REQUIRED TASK.
Retype, exactly as they stand, the lines from the start of the data to the line that contains "plt.rcParams['font.family'] = ['Lato', 'DejaVu", both ends included. Leave the pictures out.

DATASET EXCERPT.
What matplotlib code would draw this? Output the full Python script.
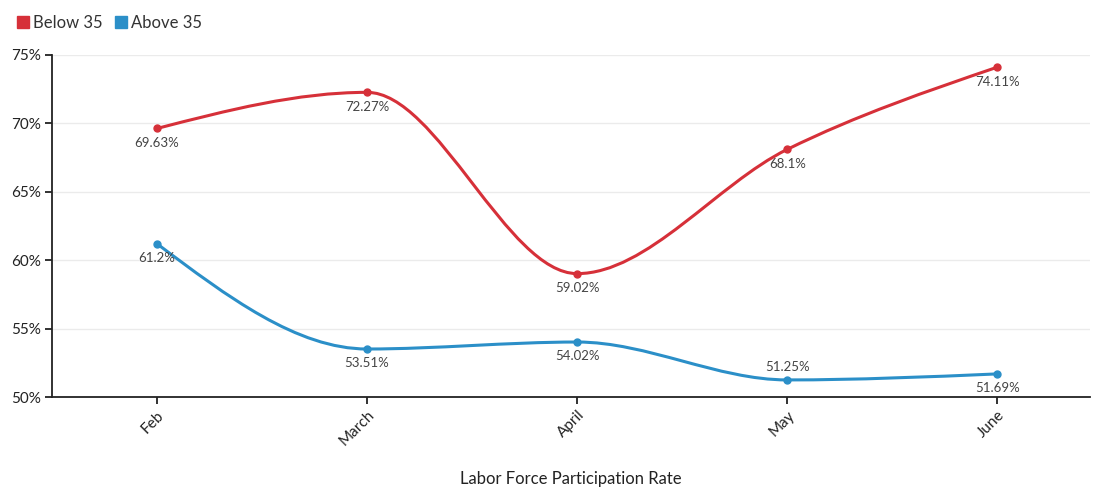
import numpy as np
import matplotlib.pyplot as plt
from matplotlib.path import Path
from matplotlib.patches import PathPatch
from matplotlib.lines import Line2D

months = ['Feb', 'March', 'April', 'May', 'June']
below_35 = [69.63, 72.27, 59.02, 68.1, 74.11]
above_35 = [61.2, 53.51, 54.02, 51.25, 51.69]
# label above the point (True) or below it (False)
above_label = [False, False, False, True, False]

RED = '#d63039'
BLUE = '#2b8fc8'

plt.rcParams['font.family'] = ['Lato', 'DejaVu Sans']


def monotone_path(x, y):
    # d3 curveMonotoneX style
    x = np.asarray(x, float)
    y = np.asarray(y, float)
    n = len(x)
    h = np.diff(x)
    s = np.diff(y) / h
    t = np.zeros(n)
    for i in range(1, n - 1):
        p = (s[i - 1] * h[i] + s[i] * h[i - 1]) / (h[i - 1] + h[i])
        t[i] = (np.sign(s[i - 1]) + np.sign(s[i])) * min(abs(s[i - 1]), abs(s[i]), 0.5 * abs(p))
    t[0] = (3 * s[0] - t[1]) / 2
    t[-1] = (3 * s[-1] - t[-2]) / 2
    verts = [(x[0], y[0])]
    codes = [Path.MOVETO]
    for i in range(n - 1):
        dx = h[i] / 3
        verts += [(x[i] + dx, y[i] + dx * t[i]), (x[i + 1] - dx, y[i + 1] - dx * t[i + 1]), (x[i + 1], y[i + 1])]
        codes += [Path.CURVE4] * 3
    return Path(verts, codes)


fig = plt.figure(figsize=(10.93, 4.91), dpi=100)
ax = fig.add_axes([0.0476, 0.1914, 0.9494, 0.6966])

xs = np.arange(len(months))
for vals, col, ups in [(below_35, RED, [False] * 5), (above_35, BLUE, above_label)]:
    ax.add_patch(PathPatch(monotone_path(xs, vals), fill=False, edgecolor=col, lw=2.2, zorder=3))
    ax.plot(xs, vals, 'o', color=col, ms=5, zorder=4)
    for xi, v, up in zip(xs, vals, ups):
        ax.annotate('{:g}%'.format(v), (xi, v), xytext=(0, 5 if up else -6), textcoords='offset points',
                    ha='center', va='bottom' if up else 'top', fontsize=9.5, color='#444444', zorder=5)

ax.set_xlim(-0.5, 4.44)
ax.set_ylim(50, 75)
ax.set_yticks([50, 55, 60, 65, 70, 75])
ax.set_yticklabels(['{}%'.format(v) for v in [50, 55, 60, 65, 70, 75]], fontsize=11, color='#222222')
ax.set_xticks(xs)
ax.set_xticklabels(months, rotation=45, ha='right', rotation_mode='anchor', fontsize=11, color='#222222')
ax.grid(axis='y', color='#ebebeb', lw=1)
ax.set_axisbelow(True)
for sp in ['top', 'right']:
    ax.spines[sp].set_visible(False)
for sp in ['left', 'bottom']:
    ax.spines[sp].set_color('#222222')
    ax.spines[sp].set_linewidth(1.3)
ax.tick_params(length=5, width=1.3, color='#222222', pad=3)
ax.set_xlabel('Labor Force Participation Rate', fontsize=12, color='#222222', labelpad=16)

handles = [Line2D([], [], marker='s', ls='', color=RED, ms=9),
           Line2D([], [], marker='s', ls='', color=BLUE, ms=9)]
fig.legend(handles, ['Below 35', 'Above 35'], loc='upper left', bbox_to_anchor=(0.0, 1.0),
           ncol=2, frameon=False, fontsize=12, handletextpad=0.1, columnspacing=0.6,
           handlelength=1.0, labelcolor='#333333')

fig.savefig('out.png', dpi=100)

RESULT.
What matplotlib code would draw this? Output the full Python script.
import numpy as np
import matplotlib.pyplot as plt
from matplotlib.path import Path
from matplotlib.patches import PathPatch
from matplotlib.lines import Line2D

months = ['Feb', 'March', 'April', 'May', 'June']
below_35 = [69.63, 72.27, 59.02, 68.1, 74.11]
above_35 = [61.2, 53.51, 54.02, 51.25, 51.69]
# label above the point (True) or below it (False)
above_label = [False, False, False, True, False]

RED = '#d63039'
BLUE = '#2b8fc8'

plt.rcParams['font.family'] = ['Lato', 'DejaVu Sans']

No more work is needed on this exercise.